I put our puzzles, games, and blocks on open shelves in the playroom that are easy to see, easy to access and easy to put away. I find these are the toys/play materials that are used the least in our house. Some children love to build, but mine seem more interested in other types of play. I do encourage them to pull out their puzzles and play games, which they’ll do when I suggest it. We’ll also sit down and build with blocks but it never lasts long, and that’s ok. They have access to this area when they feel like it and build cognitive skills through other forms of play.
Our playroom has books in baskets all over the place. I’ve been thinking that it might be better to add a couple shelves to the home area to display books rather than keep them in the baskets we’re using. To encourage my monkeys to relax with a book, we have a comfy couch and floor cushions they can use in the playroom.
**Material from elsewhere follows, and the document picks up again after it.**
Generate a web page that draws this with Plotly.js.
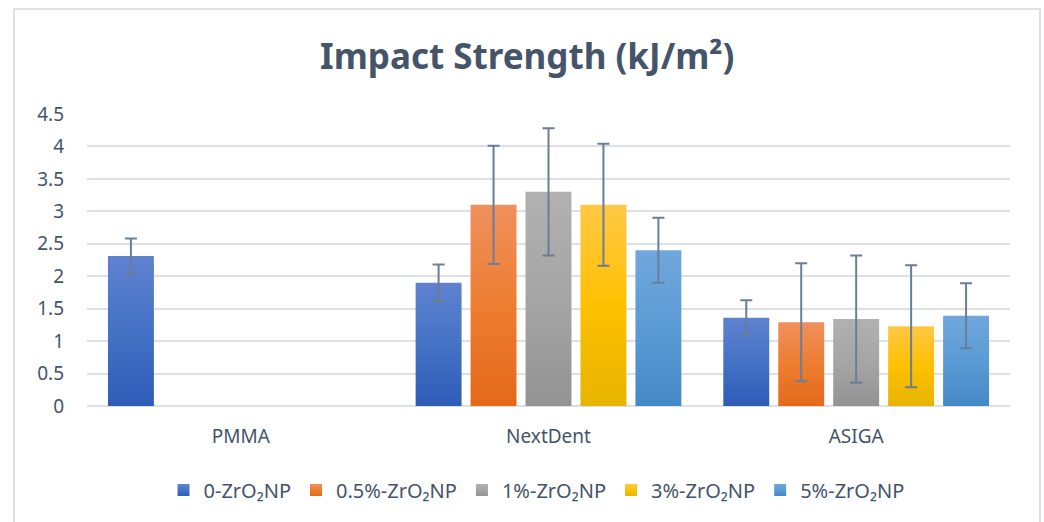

This space will continue to evolve as my littles get bigger. I still find that it gets clogged up with toys every now and again so I end up purging or storing things in the basement. If I was really organized, I’d set up a rotation system and rotate play materials in and out every month or so. That’s also something the ECEs do in the daycare to make sure things stay fresh and engaging. Like everything else, our playroom is a work in progress so don’t worry too much if your space isn’t exactly the way you’d like it. Move things around, set-up activity centres and see what does and doesn’t work. Simply changing how the room is arranged is sometimes enough to spark your child’s imagination and change the way they play with what they’ve got.